Dunno about the LP but Irina would've had such a big lead over Michelle (well she should've under 6.0 anyway) after Salt Lake SP with higher TES, SS and transitions.
COP --> 6.0
2009 Worlds- Miki silver (no UR on 3/3 in short)
2008 Worlds- Yu-Na silver, Nakano bronze
2006 Torino- Fumie bronze
6.0 --> COP
2002 Salt Lake- Honda bronze Goebel out (Takeshi would've received much much higher PCS no?)
1998 Nagano - No medal for Lu Chen
1994 Lillehammer - Nancy gold (And I do think she's robotic)
1994 Lillehammer- Gordeeva & Grinkov silver with less difficult SBS and the mistakes? Dunno... then again they would've got higher PCS.
Is this the program you're thinking of?
I never heard it referred to as Joan of Arc. They made a number of different statements of what the program was about, so they might have said Joan of Arc at some point.
IIRC they did fall in that program the first time they skated it at a fall competition -- Lalique?
As you see in the link, no visible errors at the Olympics.
I highly doubt the programs would've been structured the same for these skaters if they were under COP rather than 6.0 Just sayin.
Interesting idea for a thread!
For me, Midori Ito instantly comes to mind. She was SO technically advanced for her time that they just didn't know what to do with her. At the '88 Games, she did every kind of triple (except the axel, which she'd of course be the first one to do later), including a triple-triple combination. Katarina Witt won the gold with an artistically beautiful program, but she landed only two kinds of triples (two triple toes and two triple salchows; she doubled the triple loop). Personally, under ANY system, I thought Midori should've won a medal, especially considering that she did a clean short program as well with the hardest combination (double loop-triple loop) out of the top skaters. (Personally, I would've had the medalists in this order: Manley-Ito-Witt.)
Also, I'm not so sure Lu Chen wouldn't have won the bronze in Nagano. She had problems with some triples, but I seem to recall EVERYONE did, aside from Tara and Michelle. I'm pretty sure Maria Butyrskaiya was fourth, but while she stayed on her feet, just about all of her landings were shaky and would've gotten negative GOEs. And, as we all know, Lu Chen was artistically superb that night and would've gotten great component marks.

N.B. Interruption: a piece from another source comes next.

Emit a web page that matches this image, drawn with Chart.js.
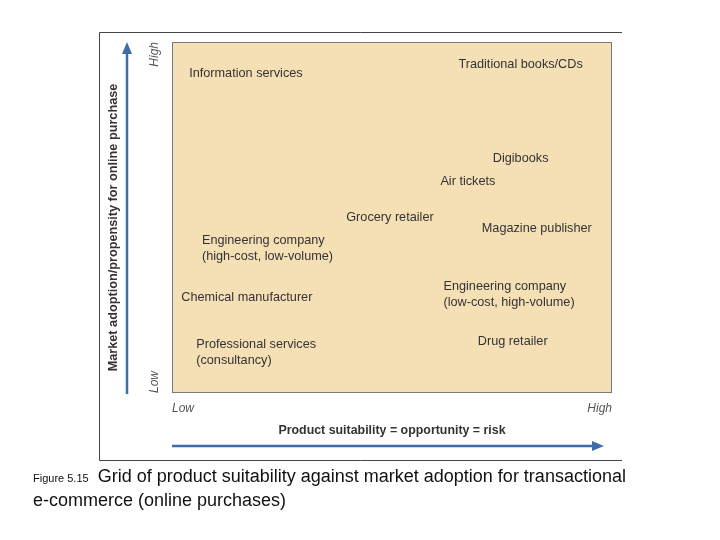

And yes, like others have said, there's no way Oksana would've beaten Nancy (or Lu Chen, as a matter of fact) that one year.
Here is an excerpt from an old NY times article:
"One exception was Midori Ito of Japan, who had skated earlier because of her typically low ranking -10th - after the compulsories.
But her short program was virtually without error, with the high, crisp jumps for which she is best known. Winning 5.7's and 5.8's for technical merit and a range of 5.5 to 5.8 for presentation, she jumped two places into eighth. Those were unusually high marks for one skating in her position, 17th."
Ito deserved to EASILY win both the SP and LP in 1988. That she didn't is one of the biggest crimes the sport has seen. It was literally miles ahead of everyone else.
I think this is too hard to say because the skaters now have CoP-friendly programs. How many Bielmann's did we see before CoP? Or changes of edge on spins?
The one skater that comes to mind for me would be Elvis Stojko. Despite his spectacular jumps, he would have been crushed in a CoP situation because the spins were weak and basic & transitions were basically non-existent.
Depends how willing he would have been to adapt. Stojko did tend to have fast spins, so at least he could have gotten positive GOEs except wher he needed to hold a camel position. Wasn't built for the flexibility features but given the incentive he could have developed enough other features to get at least level 2 and 3 if not 4.The one skater that comes to mind for me would be Elvis Stojko. Despite his spectacular jumps, he would have been crushed in a CoP situation because the spins were weak and basic & transitions were basically non-existent.
Some of his programs had more transitions than others. So again, would he have been willing to push even further in that direction or would he prefer to focus on racking up TES points.